Mergers between brokerages tend to yield huge cost savings. That’s why this particular $80 billion combination has been tossed around for years. Activist investor Jana Partners back in 2007 tried to push TD into merging with Schwab, arguing it could unlock $1 billion of savings.

Today that number looks modest, measured against recent tie-ups. TD recently said it would buy the investment management bits of USAA, a financial firm for military personnel, and rip out 50% of the target’s expenses. Three years ago, TD bought Scottrade for $4 billion and sliced off 60% of its costs, recently saying it had reaped roughly $150 million in revenue synergies too. If Schwab could halve TD’s costs, it would squeeze out $1.5 billion a year.

That’s an opportunity, and a problem.
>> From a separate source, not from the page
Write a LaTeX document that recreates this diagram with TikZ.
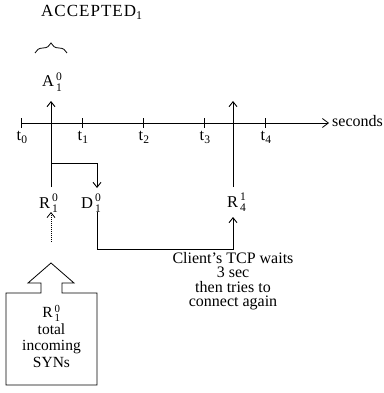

It’s probably worth a lump sum of just over $11 billion after tax, enough in theory to pay a premium of 50% to TD. And that’s before revenue that may come from deploying a larger pool of customers’ cash balances cleverly. That, though, gives TD room to ask for a high price.

It certainly should. A Schwab deal would be somewhat opportunistic, since TD’s boss Tim Hockey is due to stand down by February. More importantly, TD has other options. A merger with the smaller E*Trade Financial, half TD’s size by market capitalization, would also create significant savings. Smaller brokerages which previously competed on price have a new reason to seek scale post haste. And an $80 billion merger would be a rag to Washington’s antitrust bulls – another reason for TD to demand danger money.

What’s clear is that mergers will happen one way or another. Brokerage firms face fierce competition dealt by everyone from JPMorgan to nimble upstarts like Robinhood. What Jana argued 12 years ago – that scale is better – still holds true now. The challenge won’t be explaining the benefits, but holding on to them.